-- Start of SUPPLIED RECORDS --

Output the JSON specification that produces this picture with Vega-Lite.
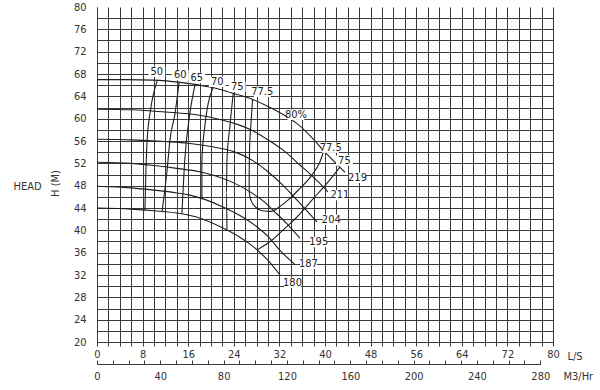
{
  "$schema": "https://vega.github.io/schema/vega-lite/v6.json",
  "width": 456,
  "height": 335,
  "autosize": {"type": "none"},
  "padding": {"left": 97, "top": 7, "right": 47, "bottom": 48},
  "background": "white",
  "config": {
    "font": "Liberation Sans Narrow, DejaVu Sans Condensed, DejaVu Sans",
    "view": {"stroke": null},
    "axis": {"labelFontSize": 11, "labelColor": "#333", "titleFontSize": 11, "titleColor": "#333", "titleFontWeight": "normal", "labelFlush": false, "labelOverlap": false, "domainColor": "#3a3a3a", "tickColor": "#3a3a3a", "gridColor": "#3a3a3a"}
  },
  "datasets": {
    "lines": [
      {"s": "219", "o": 0, "q": 0, "h": 67.0}, {"s": "219", "o": 1, "q": 5, "h": 67.0}, {"s": "219", "o": 2, "q": 10, "h": 66.9}, {"s": "219", "o": 3, "q": 14.6, "h": 66.5}, {"s": "219", "o": 4, "q": 18, "h": 66.0}, {"s": "219", "o": 5, "q": 21, "h": 65.4}, {"s": "219", "o": 6, "q": 24, "h": 64.5}, {"s": "219", "o": 7, "q": 27.4, "h": 63.4}, {"s": "219", "o": 8, "q": 30, "h": 62.2}, {"s": "219", "o": 9, "q": 32.6, "h": 60.8}, {"s": "219", "o": 10, "q": 35.1, "h": 59.1}, {"s": "219", "o": 11, "q": 37.7, "h": 56.6}, {"s": "219", "o": 12, "q": 40, "h": 54.0}, {"s": "219", "o": 13, "q": 42.1, "h": 51.8}, {"s": "219", "o": 14, "q": 43.5, "h": 50.4},
      {"s": "211", "o": 0, "q": 0, "h": 61.7}, {"s": "211", "o": 1, "q": 6, "h": 61.6}, {"s": "211", "o": 2, "q": 12, "h": 61.2}, {"s": "211", "o": 3, "q": 18, "h": 60.6}, {"s": "211", "o": 4, "q": 21, "h": 60.0}, {"s": "211", "o": 5, "q": 24, "h": 59.2}, {"s": "211", "o": 6, "q": 27, "h": 58.0}, {"s": "211", "o": 7, "q": 30, "h": 56.2}, {"s": "211", "o": 8, "q": 32.6, "h": 54.4}, {"s": "211", "o": 9, "q": 35.6, "h": 51.7}, {"s": "211", "o": 10, "q": 38, "h": 49.5}, {"s": "211", "o": 11, "q": 39.1, "h": 48.4}, {"s": "211", "o": 12, "q": 40.5, "h": 46.9},
      {"s": "204", "o": 0, "q": 0, "h": 56.3}, {"s": "204", "o": 1, "q": 6, "h": 56.2}, {"s": "204", "o": 2, "q": 12, "h": 55.9}, {"s": "204", "o": 3, "q": 16, "h": 55.6}, {"s": "204", "o": 4, "q": 20, "h": 55.0}, {"s": "204", "o": 5, "q": 24, "h": 54.1}, {"s": "204", "o": 6, "q": 27, "h": 52.7}, {"s": "204", "o": 7, "q": 30, "h": 50.5}, {"s": "204", "o": 8, "q": 32.6, "h": 48.1}, {"s": "204", "o": 9, "q": 35.1, "h": 45.4}, {"s": "204", "o": 10, "q": 37.7, "h": 42.5}, {"s": "204", "o": 11, "q": 38.6, "h": 41.5},
      {"s": "195", "o": 0, "q": 0, "h": 52.2}, {"s": "195", "o": 1, "q": 6, "h": 52.0}, {"s": "195", "o": 2, "q": 10, "h": 51.6}, {"s": "195", "o": 3, "q": 14, "h": 51.1}, {"s": "195", "o": 4, "q": 18, "h": 50.5}, {"s": "195", "o": 5, "q": 21, "h": 49.7}, {"s": "195", "o": 6, "q": 24, "h": 48.5}, {"s": "195", "o": 7, "q": 27, "h": 46.8}, {"s": "195", "o": 8, "q": 29.8, "h": 44.7}, {"s": "195", "o": 9, "q": 31, "h": 43.5}, {"s": "195", "o": 10, "q": 33.3, "h": 41.2}, {"s": "195", "o": 11, "q": 35.6, "h": 38.6},
      {"s": "187", "o": 0, "q": 0, "h": 47.9}, {"s": "187", "o": 1, "q": 6, "h": 47.6}, {"s": "187", "o": 2, "q": 10, "h": 47.2}, {"s": "187", "o": 3, "q": 14, "h": 46.7}, {"s": "187", "o": 4, "q": 16.3, "h": 46.3}, {"s": "187", "o": 5, "q": 19, "h": 45.5}, {"s": "187", "o": 6, "q": 22.1, "h": 44.2}, {"s": "187", "o": 7, "q": 25, "h": 42.7}, {"s": "187", "o": 8, "q": 28.1, "h": 40.6}, {"s": "187", "o": 9, "q": 30, "h": 38.9}, {"s": "187", "o": 10, "q": 32.1, "h": 36.4}, {"s": "187", "o": 11, "q": 34.7, "h": 33.9},
      {"s": "180", "o": 0, "q": 0, "h": 44.0}, {"s": "180", "o": 1, "q": 6, "h": 43.8}, {"s": "180", "o": 2, "q": 10, "h": 43.5}, {"s": "180", "o": 3, "q": 14.6, "h": 43.0}, {"s": "180", "o": 4, "q": 18, "h": 42.2}, {"s": "180", "o": 5, "q": 22.1, "h": 40.4}, {"s": "180", "o": 6, "q": 25, "h": 38.8}, {"s": "180", "o": 7, "q": 28.1, "h": 36.5}, {"s": "180", "o": 8, "q": 30, "h": 34.6}, {"s": "180", "o": 9, "q": 32.1, "h": 32.0},
      {"s": "e50", "o": 0, "q": 10.6, "h": 66.9}, {"s": "e50", "o": 1, "q": 9.4, "h": 61.6}, {"s": "e50", "o": 2, "q": 8.8, "h": 56.2}, {"s": "e50", "o": 3, "q": 8.6, "h": 51.3}, {"s": "e50", "o": 4, "q": 8.4, "h": 43.6},
      {"s": "e60", "o": 0, "q": 14.4, "h": 66.5}, {"s": "e60", "o": 1, "q": 13.7, "h": 61.0}, {"s": "e60", "o": 2, "q": 12.8, "h": 56.2}, {"s": "e60", "o": 3, "q": 12.3, "h": 50.8}, {"s": "e60", "o": 4, "q": 11.4, "h": 43.3},
      {"s": "e65", "o": 0, "q": 17.2, "h": 66.1}, {"s": "e65", "o": 1, "q": 16.3, "h": 61.0}, {"s": "e65", "o": 2, "q": 15.4, "h": 52.6}, {"s": "e65", "o": 3, "q": 14.9, "h": 43.0},
      {"s": "e70", "o": 0, "q": 20.4, "h": 65.6}, {"s": "e70", "o": 1, "q": 18.9, "h": 58.5}, {"s": "e70", "o": 2, "q": 18.4, "h": 52.6}, {"s": "e70", "o": 3, "q": 18.4, "h": 45.7},
      {"s": "e75", "o": 0, "q": 23.9, "h": 64.5}, {"s": "e75", "o": 1, "q": 23.3, "h": 58.5}, {"s": "e75", "o": 2, "q": 22.8, "h": 52.6}, {"s": "e75", "o": 3, "q": 22.7, "h": 46.7}, {"s": "e75", "o": 4, "q": 22.8, "h": 40.1},
      {"s": "e775", "o": 0, "q": 27.3, "h": 63.5}, {"s": "e775", "o": 1, "q": 27.0, "h": 59.0}, {"s": "e775", "o": 2, "q": 26.8, "h": 55.6}, {"s": "e775", "o": 3, "q": 26.7, "h": 50.0}, {"s": "e775", "o": 4, "q": 26.7, "h": 47.0}, {"s": "e775", "o": 5, "q": 27.0, "h": 45.4}, {"s": "e775", "o": 6, "q": 27.8, "h": 44.2}, {"s": "e775", "o": 7, "q": 29.0, "h": 43.5}, {"s": "e775", "o": 8, "q": 30.5, "h": 43.4}, {"s": "e775", "o": 9, "q": 32.0, "h": 44.2}, {"s": "e775", "o": 10, "q": 33.5, "h": 45.4}, {"s": "e775", "o": 11, "q": 35.3, "h": 47.2}, {"s": "e775", "o": 12, "q": 37.7, "h": 49.9}, {"s": "e775", "o": 13, "q": 39.0, "h": 52.0}, {"s": "e775", "o": 14, "q": 39.8, "h": 54.2},
      {"s": "e75r", "o": 0, "q": 28.1, "h": 36.5}, {"s": "e75r", "o": 1, "q": 30.9, "h": 38.4}, {"s": "e75r", "o": 2, "q": 33.0, "h": 40.4}, {"s": "e75r", "o": 3, "q": 35.0, "h": 42.3}, {"s": "e75r", "o": 4, "q": 37.7, "h": 45.4}, {"s": "e75r", "o": 5, "q": 40.4, "h": 48.5}, {"s": "e75r", "o": 6, "q": 42.6, "h": 51.3}
    ],
    "labels": [
      {"t": "50", "q": 10.5, "h": 68.4}, {"t": "60", "q": 14.6, "h": 67.8}, {"t": "65", "q": 17.5, "h": 67.3}, {"t": "70", "q": 21.1, "h": 66.6}, {"t": "75", "q": 24.6, "h": 65.7}, {"t": "77.5", "q": 29.0, "h": 64.8}, {"t": "80%", "q": 34.9, "h": 60.7}, {"t": "77.5", "q": 41.0, "h": 54.8}, {"t": "75", "q": 43.4, "h": 52.5},
      {"t": "219", "q": 45.7, "h": 49.4}, {"t": "211", "q": 42.6, "h": 46.3}, {"t": "204", "q": 41.1, "h": 41.9}, {"t": "195", "q": 38.9, "h": 37.9}, {"t": "187", "q": 37.1, "h": 34.0}, {"t": "180", "q": 34.3, "h": 30.6}
    ],
    "m3": [{"m3": 0, "h": 20}]
  },
  "layer": [
    {
      "encoding": {
        "x": {"field": "q", "type": "quantitative", "scale": {"domain": [0, 80], "nice": false, "zero": false},
          "axis": {"orient": "bottom", "values": [0,2,4,6,8,10,12,14,16,18,20,22,24,26,28,30,32,34,36,38,40,42,44,46,48,50,52,54,56,58,60,62,64,66,68,70,72,74,76,78,80],
            "labelExpr": "datum.value % 8 == 0 ? datum.label : ''", "grid": true, "gridWidth": 1, "tickSize": 4, "labelPadding": 2,
            "title": "L/S", "titleX": 470, "titleY": 17, "titleAlign": "left", "titleAnchor": "start", "titleBaseline": "alphabetic"}},
        "y": {"field": "h", "type": "quantitative", "scale": {"domain": [20, 80], "nice": false, "zero": false},
          "axis": {"orient": "left", "values": [20,22,24,26,28,30,32,34,36,38,40,42,44,46,48,50,52,54,56,58,60,62,64,66,68,70,72,74,76,78,80],
            "labelExpr": "datum.value % 4 == 0 ? datum.label : ''", "grid": true, "gridWidth": 1,
            "gridOpacity": {"condition": {"test": "datum.value == 80", "value": 0}, "value": 1},
            "ticks": false, "labelPadding": 11, "labelBaseline": "middle",
            "title": "H (M)", "titleAngle": -90, "titleX": -42, "titleY": 176, "titleAlign": "center", "titleBaseline": "middle"}}
      },
      "layer": [
        {"data": {"name": "lines"}, "mark": {"type": "line", "color": "#1e1e1e", "strokeWidth": 1.1, "interpolate": "monotone"},
          "encoding": {"detail": {"field": "s"}, "order": {"field": "o", "type": "quantitative"}}},
        {"data": {"name": "labels"}, "mark": {"type": "point", "shape": "M-1,-0.62H1V0.62H-1Z", "size": 280, "filled": true, "color": "white", "opacity": 1}},
        {"data": {"name": "labels"}, "mark": {"type": "text", "fontSize": 11, "color": "#222", "align": "center", "baseline": "middle"},
          "encoding": {"text": {"field": "t"}}}
      ]
    },
    {
      "data": {"name": "m3"},
      "mark": {"type": "point", "opacity": 0},
      "encoding": {
        "x": {"field": "m3", "type": "quantitative", "scale": {"domain": [0, 280], "range": [0, 443.3], "nice": false, "zero": false},
          "axis": {"orient": "bottom", "offset": 22, "values": [0,10,20,30,40,50,60,70,80,90,100,110,120,130,140,150,160,170,180,190,200,210,220,230,240,250,260,270,280],
            "labelExpr": "datum.value % 40 == 0 ? datum.label : ''", "grid": false, "tickSize": -4, "labelPadding": 10,
            "title": "M3/Hr", "titleX": 466, "titleY": 15, "titleAlign": "left", "titleAnchor": "start", "titleBaseline": "alphabetic"}},
        "y": {"field": "h", "type": "quantitative", "scale": {"domain": [20, 80], "nice": false, "zero": false},
          "axis": {"orient": "left", "labels": false, "ticks": false, "domain": false, "grid": false,
            "title": "HEAD", "titleAngle": 0, "titleX": -70, "titleY": 179, "titleAlign": "center", "titleBaseline": "middle"}}
      }
    }
  ],
  "resolve": {"scale": {"x": "independent", "y": "independent"}}
}
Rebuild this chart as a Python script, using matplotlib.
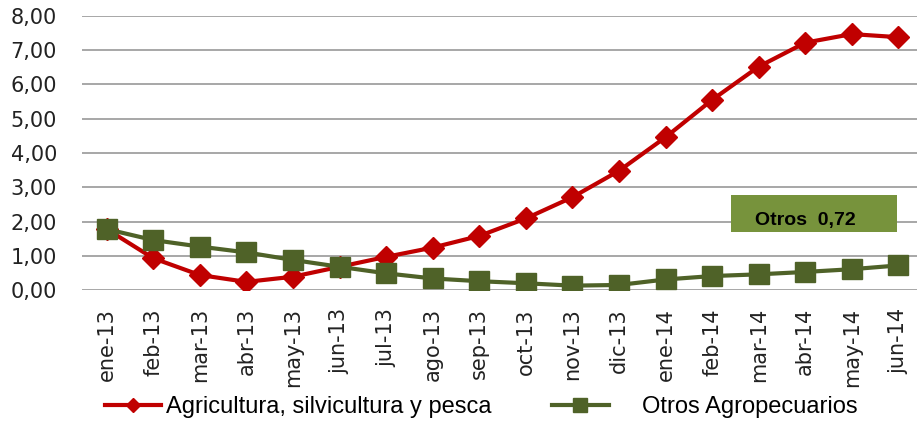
import matplotlib
matplotlib.use("Agg")
import matplotlib.pyplot as plt
from matplotlib.patches import Rectangle
from matplotlib.ticker import FuncFormatter
import numpy as np

months = ["ene-13", "feb-13", "mar-13", "abr-13", "may-13", "jun-13",
          "jul-13", "ago-13", "sep-13", "oct-13", "nov-13", "dic-13",
          "ene-14", "feb-14", "mar-14", "abr-14", "may-14", "jun-14"]
agricultura = [1.78, 0.93, 0.44, 0.24, 0.39, 0.68, 0.97, 1.24, 1.58,
               2.09, 2.71, 3.48, 4.46, 5.55, 6.52, 7.22, 7.47, 7.38]
otros = [1.78, 1.46, 1.27, 1.10, 0.88, 0.68, 0.49, 0.34, 0.26,
         0.20, 0.13, 0.15, 0.31, 0.41, 0.46, 0.53, 0.61, 0.72]
label_agri = "Agricultura, silvicultura y pesca"
label_otros = "Otros Agropecuarios"
note_text = "Otros  0,72"

RED = "#C00000"
GREEN = "#4F6228"

plt.rcParams["font.family"] = "DejaVu Sans"

fig = plt.figure(figsize=(9.17, 4.26), dpi=100)
ax = fig.add_axes([0.0894, 0.319, 0.9106, 0.6436])

x = np.arange(len(months))
ax.plot(x, agricultura, color=RED, lw=3, marker="D", ms=11,
        label=label_agri, zorder=3)
ax.plot(x, otros, color=GREEN, lw=3, marker="s", ms=15,
        label=label_otros, zorder=4)

ax.set_ylim(0, 8)
ax.set_yticks(np.arange(0, 9, 1))
ax.yaxis.set_major_formatter(FuncFormatter(lambda v, _: f"{v:.2f}".replace(".", ",")))
ax.set_xlim(-0.53, 17.4)
ax.set_xticks(x)
ax.set_xticklabels(months, rotation=90)
ax.tick_params(length=0, labelsize=15, colors="#222222")
ax.tick_params(axis="x", pad=13)
ax.tick_params(axis="y", pad=18)
ax.grid(axis="y", color="#a0a0a0", lw=1.3)
ax.set_axisbelow(True)
for s in ax.spines.values():
    s.set_visible(False)

# callout box for the last value
ax.add_patch(Rectangle((13.4, 1.69), 3.57, 1.08, facecolor="#77933C",
                       edgecolor="none", zorder=2))
ax.text(15.0, 2.04, note_text, ha="center", va="center", fontsize=14,
        family="Liberation Sans", fontweight="bold", zorder=5)

h, l = ax.get_legend_handles_labels()
leg_kw = dict(frameon=False, prop={"family": "Liberation Sans", "size": 17},
              handlelength=2.4, borderaxespad=0, borderpad=0, markerscale=0.65)
fig.legend([h[0]], [l[0]], loc="center left", bbox_to_anchor=(0.114, 0.045),
           handletextpad=0.2, **leg_kw)
fig.legend([h[1]], [l[1]], loc="center left", bbox_to_anchor=(0.602, 0.045),
           handletextpad=1.4, **leg_kw)

fig.savefig("out.png", dpi=100)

-- End of SUPPLIED RECORDS --

◆ REQUEST: Pick out the lines above containing the word "matplotlib", then copy them.

◆ EXERCISE SOLUTION:
Rebuild this chart as a Python script, using matplotlib.
import matplotlib
matplotlib.use("Agg")
import matplotlib.pyplot as plt
from matplotlib.patches import Rectangle
from matplotlib.ticker import FuncFormatter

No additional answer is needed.